Chaque matin — Ésaïe 50:4.

Georges ANDRÉ


Supplément de la Bonne Nouvelle, « Pour les plus grands », février 1933.


Avons-nous considéré cet homme solitaire qui s’en allait le matin « longtemps avant le jour », dans un lieu désert, pour prier ? L’avons-nous entendu répéter la parole du prophète : « Le Seigneur l’Éternel me réveille chaque matin, il réveille mon oreille pour que j’écoute » ? Et si nous l’avons fait, notre étonnement n’aura-t-il pas été grand de voir Celui qui possède tout, le « Créateur des bouts de la terre », prosterné au matin de ses journées dans la prière à son Dieu et Père ? Celui qui connaissait toutes choses avait-Il donc besoin d’« écouter » chaque matin, de prêter l’oreille « comme ceux qu’on enseigne » ? — Il était ici-bas l’homme dépendant, l’homme abaissé, l’homme obéissant, qui nous a laissé un « modèle afin que nous suivions ses traces ».

Si le Seigneur Jésus lui-même « dans les jours de sa chair » éprouvait le besoin de cette heure matinale en communion intime avec son Père, ne devrions-nous pas, nous si faibles et ignorants, en voir la nécessité et la valeur. Ses journées étaient si remplies que parfois, avec ses disciples, « ils n’avaient pas même le loisir de manger leur pain ». Mais malgré tout, les premiers moments du jour étaient consacrés à la prière et à la méditation solitaires, — base d’une activité qui montait tout entière à Dieu « en parfum de bonne odeur ».

Connaissons-nous la douceur de ces moments passés à l’aube du jour, dans la solitude à Ses pieds ? Quand tout est encore calme autour de nous, avons-nous l’habitude de venir puiser l’eau vive au « puits du Vivant qui se révèle » (Gen. 24:62) ? De venir goûter Ses compassions qui sont « nouvelles chaque matin » ? (Lam. 3:23). C’est là, seuls avec Lui, que nous entendons sa voix dans les pages du Livre que Dieu nous a donné. Là, nous apprenons à Le connaître, à Le considérer ; nous « apprenons de Lui », pour refléter dans les heures qui vont suivre quelque chose des perfections que le Saint Esprit nous aura fait découvrir dans cette Personne merveilleuse. Après L’avoir « laissé parler », nous pourrons alors à notre tour Lui dire tout ce que nous avons sur le cœur, placer toutes choses devant Lui : « Le matin, je disposerai ma prière devant Toi, et j’attendrai » (Ps. 5:3).

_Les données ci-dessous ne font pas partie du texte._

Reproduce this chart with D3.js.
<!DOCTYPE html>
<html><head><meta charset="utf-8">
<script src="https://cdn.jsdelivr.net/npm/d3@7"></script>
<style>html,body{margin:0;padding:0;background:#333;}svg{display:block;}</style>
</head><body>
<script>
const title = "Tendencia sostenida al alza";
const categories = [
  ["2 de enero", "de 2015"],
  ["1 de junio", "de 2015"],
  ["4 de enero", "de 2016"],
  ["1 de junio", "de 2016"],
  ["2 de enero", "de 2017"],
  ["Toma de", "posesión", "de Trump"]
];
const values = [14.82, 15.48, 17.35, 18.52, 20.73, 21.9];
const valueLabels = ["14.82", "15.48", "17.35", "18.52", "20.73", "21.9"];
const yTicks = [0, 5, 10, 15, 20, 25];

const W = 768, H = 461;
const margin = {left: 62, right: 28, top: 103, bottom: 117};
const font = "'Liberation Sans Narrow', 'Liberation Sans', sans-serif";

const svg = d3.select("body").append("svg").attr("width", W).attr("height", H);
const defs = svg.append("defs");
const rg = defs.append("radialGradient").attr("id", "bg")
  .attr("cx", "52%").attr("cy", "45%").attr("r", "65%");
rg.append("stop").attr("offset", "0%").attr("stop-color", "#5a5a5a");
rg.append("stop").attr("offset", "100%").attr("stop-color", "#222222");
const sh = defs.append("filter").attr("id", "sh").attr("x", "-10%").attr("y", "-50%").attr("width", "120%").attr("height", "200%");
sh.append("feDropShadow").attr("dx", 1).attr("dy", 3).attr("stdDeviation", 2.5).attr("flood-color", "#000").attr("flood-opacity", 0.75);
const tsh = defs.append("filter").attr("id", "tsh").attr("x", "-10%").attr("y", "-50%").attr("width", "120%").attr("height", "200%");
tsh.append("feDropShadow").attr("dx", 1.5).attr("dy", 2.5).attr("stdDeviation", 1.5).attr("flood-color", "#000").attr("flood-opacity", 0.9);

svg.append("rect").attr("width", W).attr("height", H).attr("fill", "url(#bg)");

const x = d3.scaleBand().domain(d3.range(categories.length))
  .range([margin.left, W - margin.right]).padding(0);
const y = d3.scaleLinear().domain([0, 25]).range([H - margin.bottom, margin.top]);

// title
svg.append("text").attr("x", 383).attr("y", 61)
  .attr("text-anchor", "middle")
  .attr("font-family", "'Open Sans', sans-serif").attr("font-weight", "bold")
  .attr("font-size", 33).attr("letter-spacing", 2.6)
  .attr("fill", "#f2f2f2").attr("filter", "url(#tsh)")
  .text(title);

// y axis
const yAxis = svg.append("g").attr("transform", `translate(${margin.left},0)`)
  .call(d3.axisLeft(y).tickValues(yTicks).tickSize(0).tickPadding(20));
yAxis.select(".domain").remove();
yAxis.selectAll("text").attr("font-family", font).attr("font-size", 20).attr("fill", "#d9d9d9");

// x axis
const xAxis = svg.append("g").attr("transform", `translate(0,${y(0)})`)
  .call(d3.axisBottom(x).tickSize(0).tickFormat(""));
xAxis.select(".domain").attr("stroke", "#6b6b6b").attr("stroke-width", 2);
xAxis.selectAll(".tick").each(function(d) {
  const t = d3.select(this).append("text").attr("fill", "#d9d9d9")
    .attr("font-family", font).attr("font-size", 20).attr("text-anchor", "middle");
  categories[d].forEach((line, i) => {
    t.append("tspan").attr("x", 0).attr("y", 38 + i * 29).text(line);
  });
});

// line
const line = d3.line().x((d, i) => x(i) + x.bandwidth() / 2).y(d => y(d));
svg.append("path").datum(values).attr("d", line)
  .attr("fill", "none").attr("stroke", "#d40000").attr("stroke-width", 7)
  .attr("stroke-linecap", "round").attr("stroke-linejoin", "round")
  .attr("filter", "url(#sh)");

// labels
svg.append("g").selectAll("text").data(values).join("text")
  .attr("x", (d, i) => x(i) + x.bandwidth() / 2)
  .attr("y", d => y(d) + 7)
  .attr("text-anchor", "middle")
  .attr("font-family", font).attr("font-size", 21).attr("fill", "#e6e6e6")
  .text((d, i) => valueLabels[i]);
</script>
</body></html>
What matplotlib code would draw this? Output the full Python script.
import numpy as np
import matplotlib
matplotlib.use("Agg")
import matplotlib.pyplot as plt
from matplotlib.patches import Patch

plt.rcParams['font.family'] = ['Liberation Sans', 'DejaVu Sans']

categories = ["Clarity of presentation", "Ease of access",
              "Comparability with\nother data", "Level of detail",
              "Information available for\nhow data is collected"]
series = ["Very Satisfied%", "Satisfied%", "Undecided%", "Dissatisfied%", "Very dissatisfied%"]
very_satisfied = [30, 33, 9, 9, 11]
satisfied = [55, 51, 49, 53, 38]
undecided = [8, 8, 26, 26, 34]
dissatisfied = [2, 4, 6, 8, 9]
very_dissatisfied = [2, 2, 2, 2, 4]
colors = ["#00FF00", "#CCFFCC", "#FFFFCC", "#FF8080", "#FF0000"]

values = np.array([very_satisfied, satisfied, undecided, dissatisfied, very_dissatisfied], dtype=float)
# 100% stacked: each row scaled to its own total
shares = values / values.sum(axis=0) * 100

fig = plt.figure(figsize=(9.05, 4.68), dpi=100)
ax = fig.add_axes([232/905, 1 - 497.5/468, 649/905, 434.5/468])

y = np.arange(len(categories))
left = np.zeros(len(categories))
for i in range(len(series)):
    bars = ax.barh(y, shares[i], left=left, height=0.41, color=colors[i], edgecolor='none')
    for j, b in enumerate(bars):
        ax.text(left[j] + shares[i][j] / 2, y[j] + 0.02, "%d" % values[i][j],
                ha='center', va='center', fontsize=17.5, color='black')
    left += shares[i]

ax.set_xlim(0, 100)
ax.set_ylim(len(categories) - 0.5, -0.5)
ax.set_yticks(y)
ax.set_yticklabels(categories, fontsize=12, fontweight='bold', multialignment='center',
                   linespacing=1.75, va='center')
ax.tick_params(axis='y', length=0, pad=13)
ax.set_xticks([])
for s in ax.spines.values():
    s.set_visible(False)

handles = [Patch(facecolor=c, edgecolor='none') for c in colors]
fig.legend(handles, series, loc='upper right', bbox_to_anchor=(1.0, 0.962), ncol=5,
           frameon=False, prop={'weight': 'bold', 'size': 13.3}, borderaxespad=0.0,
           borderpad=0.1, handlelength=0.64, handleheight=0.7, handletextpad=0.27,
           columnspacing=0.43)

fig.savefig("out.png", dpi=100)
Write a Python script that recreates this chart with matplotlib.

L’ennemi est habile pour nous ravir ces moments, au moins pour les raccourcir à tel point qu’ils perdent beaucoup de leur saveur. L’heure du travail qui s’approche, la fatigue de la veille, conséquence parfois d’une soirée prolongée outre mesure, et tant d’autres détails, deviennent prétexte pour abréger cette méditation matinale.

Chaque matin, l’Israélite au désert allait ramasser la « manne » pour la journée ; pas de « provisions » possibles. Le « pain du ciel » était journellement à sa disposition, mais avant que le soleil se lève (Exode 16 :21), il devait aller le prendre pour lui-même chaque jour.

Quand le Seigneur nous aura ainsi parlé, seuls à seul avec Lui, gardons précieusement dans notre cœur la « parole » spéciale qu’il nous aura donnée ; notons-la ; repassons-la dans notre esprit au cours de la journée ; mettons-la en pratique ; ainsi « vécue », elle deviendra notre part personnelle, un trésor qui petit à petit transformera notre être intime.

Et si notre Dieu devait permettre un temps sombre dans notre vie, si l’épreuve devait revenir « chaque matin », n’oublions pas alors que Son cœur « s’occupe » de nous (Job 7:17-18), ayant tellement connu la souffrance. Il peut sympathiser à toutes nos infirmités. À l’aube du jour, venons encore à ses pieds écouter la voix qui seule sait « soutenir par une parole celui qui est las », « augmenter l’énergie à celui qui n’a pas de vigueur ».

C’est ainsi que nous avons besoin de « boire du torrent dans le chemin », de nous « asseoir à son ombre », de goûter « son fruit ». Répétons avec Moïse la prière d’autrefois : « Rassasie-nous au matin de Ta bonté, et nous chanterons de joie, et nous nous réjouirons tous nos jours » (Ps. 90:14) — en attendant le « matin sans nuages » (2 Sam. 23:4) où la joie sera parfaite et éternelle, parce que nous Le verrons.